“Who cares? . . .The Supreme Court doesn’t care, and I don’t care, and the [Federal Election Commission] doesn’t care. No one that matters cares.”
So says James Bopp, dismissing critics when he announced his new “Republican Super PAC.” A virulent opponent of rules regulating money in politics, Bopp set up the PAC to allow candidates and party committees to raise unlimited amounts of money for the 2012 election. Super PACs are like regular PACs. But because they agree to only do their political spending independently — and without coordinating with candidates and political parties — they are allowed to raise and spend unlimited funds from corporations, unions, and individuals under the 2010 SpeechNow decision.
Mr.

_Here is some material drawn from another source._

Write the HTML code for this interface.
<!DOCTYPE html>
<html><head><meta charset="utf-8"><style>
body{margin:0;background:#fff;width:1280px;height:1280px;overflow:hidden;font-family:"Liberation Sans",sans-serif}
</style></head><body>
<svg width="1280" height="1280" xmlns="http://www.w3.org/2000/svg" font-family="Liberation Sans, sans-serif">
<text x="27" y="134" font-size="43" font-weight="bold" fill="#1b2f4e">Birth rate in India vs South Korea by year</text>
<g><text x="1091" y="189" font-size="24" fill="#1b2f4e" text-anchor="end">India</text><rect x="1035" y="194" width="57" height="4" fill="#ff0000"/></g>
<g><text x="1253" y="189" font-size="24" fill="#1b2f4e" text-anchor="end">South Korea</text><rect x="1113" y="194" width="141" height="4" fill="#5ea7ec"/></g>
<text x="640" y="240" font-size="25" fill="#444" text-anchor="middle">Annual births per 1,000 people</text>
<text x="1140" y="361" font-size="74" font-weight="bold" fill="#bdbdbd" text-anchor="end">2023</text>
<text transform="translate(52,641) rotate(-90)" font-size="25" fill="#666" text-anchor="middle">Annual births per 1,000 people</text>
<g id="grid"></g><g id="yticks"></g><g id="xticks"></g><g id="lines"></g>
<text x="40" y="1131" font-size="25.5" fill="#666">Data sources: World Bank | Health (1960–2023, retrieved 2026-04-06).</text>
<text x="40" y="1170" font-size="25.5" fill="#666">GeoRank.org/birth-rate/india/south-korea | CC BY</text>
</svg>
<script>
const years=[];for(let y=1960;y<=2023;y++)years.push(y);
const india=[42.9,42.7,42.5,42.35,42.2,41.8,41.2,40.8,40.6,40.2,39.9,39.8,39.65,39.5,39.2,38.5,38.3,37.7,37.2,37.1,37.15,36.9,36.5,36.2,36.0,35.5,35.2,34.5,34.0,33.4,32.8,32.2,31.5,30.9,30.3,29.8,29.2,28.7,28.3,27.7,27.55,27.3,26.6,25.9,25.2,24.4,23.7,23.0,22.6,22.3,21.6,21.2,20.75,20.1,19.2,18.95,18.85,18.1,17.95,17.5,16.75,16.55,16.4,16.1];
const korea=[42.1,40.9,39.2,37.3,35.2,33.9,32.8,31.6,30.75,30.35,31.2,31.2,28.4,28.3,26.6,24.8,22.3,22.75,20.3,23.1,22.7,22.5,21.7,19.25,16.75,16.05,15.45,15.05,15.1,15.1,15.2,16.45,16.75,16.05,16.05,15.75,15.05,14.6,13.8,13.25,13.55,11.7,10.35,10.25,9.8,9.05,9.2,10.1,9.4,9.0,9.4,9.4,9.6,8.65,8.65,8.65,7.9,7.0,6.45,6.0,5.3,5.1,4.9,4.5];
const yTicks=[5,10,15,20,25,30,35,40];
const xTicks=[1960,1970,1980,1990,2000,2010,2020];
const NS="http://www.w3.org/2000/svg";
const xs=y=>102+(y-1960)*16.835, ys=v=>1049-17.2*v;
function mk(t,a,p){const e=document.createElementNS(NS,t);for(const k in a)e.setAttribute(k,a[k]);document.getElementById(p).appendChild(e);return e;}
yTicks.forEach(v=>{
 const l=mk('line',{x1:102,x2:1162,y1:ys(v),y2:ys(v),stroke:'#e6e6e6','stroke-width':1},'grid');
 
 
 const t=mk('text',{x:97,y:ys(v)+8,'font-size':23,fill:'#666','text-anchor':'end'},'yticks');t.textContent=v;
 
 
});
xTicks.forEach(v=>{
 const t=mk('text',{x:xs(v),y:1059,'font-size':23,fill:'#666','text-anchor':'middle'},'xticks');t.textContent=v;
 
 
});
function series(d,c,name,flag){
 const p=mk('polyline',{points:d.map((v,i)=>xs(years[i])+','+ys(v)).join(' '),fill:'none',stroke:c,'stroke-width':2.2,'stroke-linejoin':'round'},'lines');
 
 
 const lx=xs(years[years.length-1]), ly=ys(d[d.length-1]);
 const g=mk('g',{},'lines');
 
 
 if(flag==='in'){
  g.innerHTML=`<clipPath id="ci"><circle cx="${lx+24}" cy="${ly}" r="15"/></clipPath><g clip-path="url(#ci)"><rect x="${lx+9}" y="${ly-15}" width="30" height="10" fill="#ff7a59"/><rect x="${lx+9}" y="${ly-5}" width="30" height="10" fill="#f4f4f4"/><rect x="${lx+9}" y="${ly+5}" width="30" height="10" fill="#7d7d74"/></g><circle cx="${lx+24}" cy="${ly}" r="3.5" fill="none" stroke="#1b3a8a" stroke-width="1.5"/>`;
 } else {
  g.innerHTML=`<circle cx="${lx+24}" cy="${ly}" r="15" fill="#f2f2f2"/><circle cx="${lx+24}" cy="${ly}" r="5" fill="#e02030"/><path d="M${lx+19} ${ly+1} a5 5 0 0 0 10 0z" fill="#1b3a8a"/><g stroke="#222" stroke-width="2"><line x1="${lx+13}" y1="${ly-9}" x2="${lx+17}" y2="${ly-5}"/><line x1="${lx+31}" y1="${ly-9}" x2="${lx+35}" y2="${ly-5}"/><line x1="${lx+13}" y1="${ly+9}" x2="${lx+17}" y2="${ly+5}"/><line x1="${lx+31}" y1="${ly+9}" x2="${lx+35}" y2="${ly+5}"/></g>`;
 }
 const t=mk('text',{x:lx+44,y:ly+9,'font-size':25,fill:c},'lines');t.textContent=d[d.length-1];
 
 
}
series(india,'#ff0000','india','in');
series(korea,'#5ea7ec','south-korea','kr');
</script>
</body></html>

Bopp admitted that his group plans not to do any fundraising itself, but to raise money by “harnessing the fundraising operations of . . . the RNC . . . and federal candidates.” Bopp’s plan is to have these entities direct their donors to his group once they’ve given the maximum legal contribution directly to a particular candidate or party committee. Federal law caps direct contributions to candidates and parties to protect against corruption and the appearance of corruption in government. Bopp’s fundraising plan ignores the fact that national party committees are banned from raising or spending unlimited money, and federal officeholders are banned from soliciting unlimited donations in connection with a federal election.

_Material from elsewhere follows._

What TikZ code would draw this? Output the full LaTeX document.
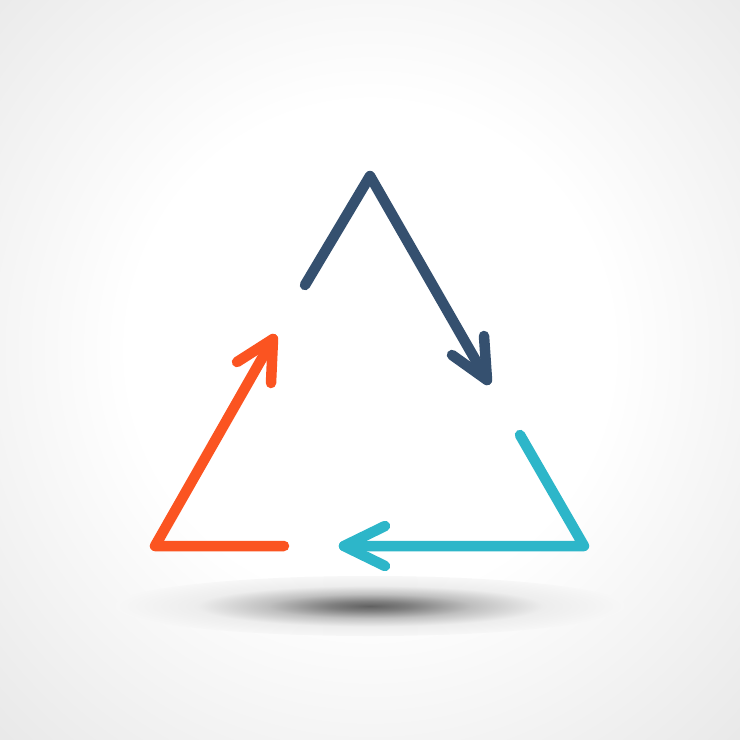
\documentclass[tikz,border=0pt]{standalone}
\definecolor{navy}{HTML}{35506F}
\definecolor{orng}{HTML}{FB5421}
\definecolor{cyn}{HTML}{2DB6C9}
\definecolor{bggray}{HTML}{E2E2E2}
\definecolor{shbg}{HTML}{F7F7F7}
\pgfdeclareradialshading{bgshade}{\pgfpoint{0bp}{0bp}}{color(0bp)=(white); color(14bp)=(white); color(36bp)=(bggray); color(50bp)=(bggray)}
\pgfdeclareradialshading{shadowshade}{\pgfpoint{0bp}{0bp}}{color(0bp)=(black!62); color(4bp)=(black!50); color(10bp)=(black!25); color(17bp)=(black!7); color(25bp)=(shbg); color(50bp)=(shbg)}
\tikzset{arr/.style={line width=10.5pt, line cap=round, line join=round}}
\begin{document}
\begin{tikzpicture}[x=1pt,y=-1pt]
\useasboundingbox (0,0) rectangle (740,740);
\shade[shading=bgshade] (-60,-90) rectangle (800,790);
\shade[shading=shadowshade] (370,606) ellipse (255 and 30);
% dark blue arrow
\coordinate (b0) at (305,285);
\coordinate (b1) at (370,176);
\coordinate (b2) at (487,380);
\coordinate (bb1) at (484,336);
\coordinate (bb2) at (452,355);
\draw[arr, navy] (b0) -- (b1) -- (b2);
\draw[arr, navy] (bb1) -- (b2) -- (bb2);
% orange arrow
\coordinate (o0) at (284,546);
\coordinate (o1) at (155,546);
\coordinate (o2) at (273,339);
\coordinate (ob1) at (237,362);
\coordinate (ob2) at (271,383);
\draw[arr, orng] (o0) -- (o1) -- (o2);
\draw[arr, orng] (ob1) -- (o2) -- (ob2);
% cyan arrow
\coordinate (c0) at (520,435);
\coordinate (c1) at (584,546);
\coordinate (c2) at (344,546);
\coordinate (cb1) at (385,526);
\coordinate (cb2) at (385,566);
\draw[arr, cyn] (c0) -- (c1) -- (c2);
\draw[arr, cyn] (cb1) -- (c2) -- (cb2);
\end{tikzpicture}
\end{document}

Recognizing that the law prohibits coordination with candidates, Mr. Bopp protests that the group will not coordinate its spending with anyone — basically arguing that coordinated fundraising is entirely unrelated to coordinated spending. But donors to his organization will be able to specify exactly how they want their money spent, which group of voters they want to try to influence, and which candidates they want to help elect or defeat. Candidates soliciting these donations, over the legal limits that they themselves can accept, will surely be indebted to these donors, which will open the door to the political corruption and appearance of corruption that our campaign finance laws stand as a bulwark against.
This new move to evade campaign contribution and coordination limits should be seen in the context of Mr. Bopp’s decade-long attempt to fight against the very idea that money in politics needs to be regulated in a healthy democratic society. Last year he told the New York Times, “We had a 10-year plan to take all this down. . . . And if we do it right, I think we can pretty well dismantle the entire regulatory regime that is called campaign finance law. . . . We have been awfully successful, and we’re not done yet.”
Eight in ten Americans disagree with the Citizens United decision, which led directly to the creation of Super PACs, and 72 percent support efforts to impose limitations on corporate and union spending to influence elections. Meanwhile, Mr. Bopp wants to do away with all campaign finance rules, portraying any regulation of money in politics as an affront to free speech. He is plainly relying on the intransigence in our political system, and the calcification of traditional campaign finance regulators, to allow him blithely to ignore applicable campaign finance laws, to say nothing of the desires of the vast majority of Americans. He scoffs that “no one that matters cares.”
He is wrong. The American people care about the influence that money in politics has on our democracy, and the American people matter. Though certain avenues of unchecked spending have been opened by the courts, other restrictions, such as the ban on soft money to political parties and coordination rules between candidates and Super PACs have been upheld. We must remain vigilant and firm in our defense of campaign finance reforms designed to protect our government from corruption, and not allow the entire regulatory structure to be washed away in a flood of rising spending. Now is the time for our enforcement agencies to show that they care — by stepping forward and enforcing the law.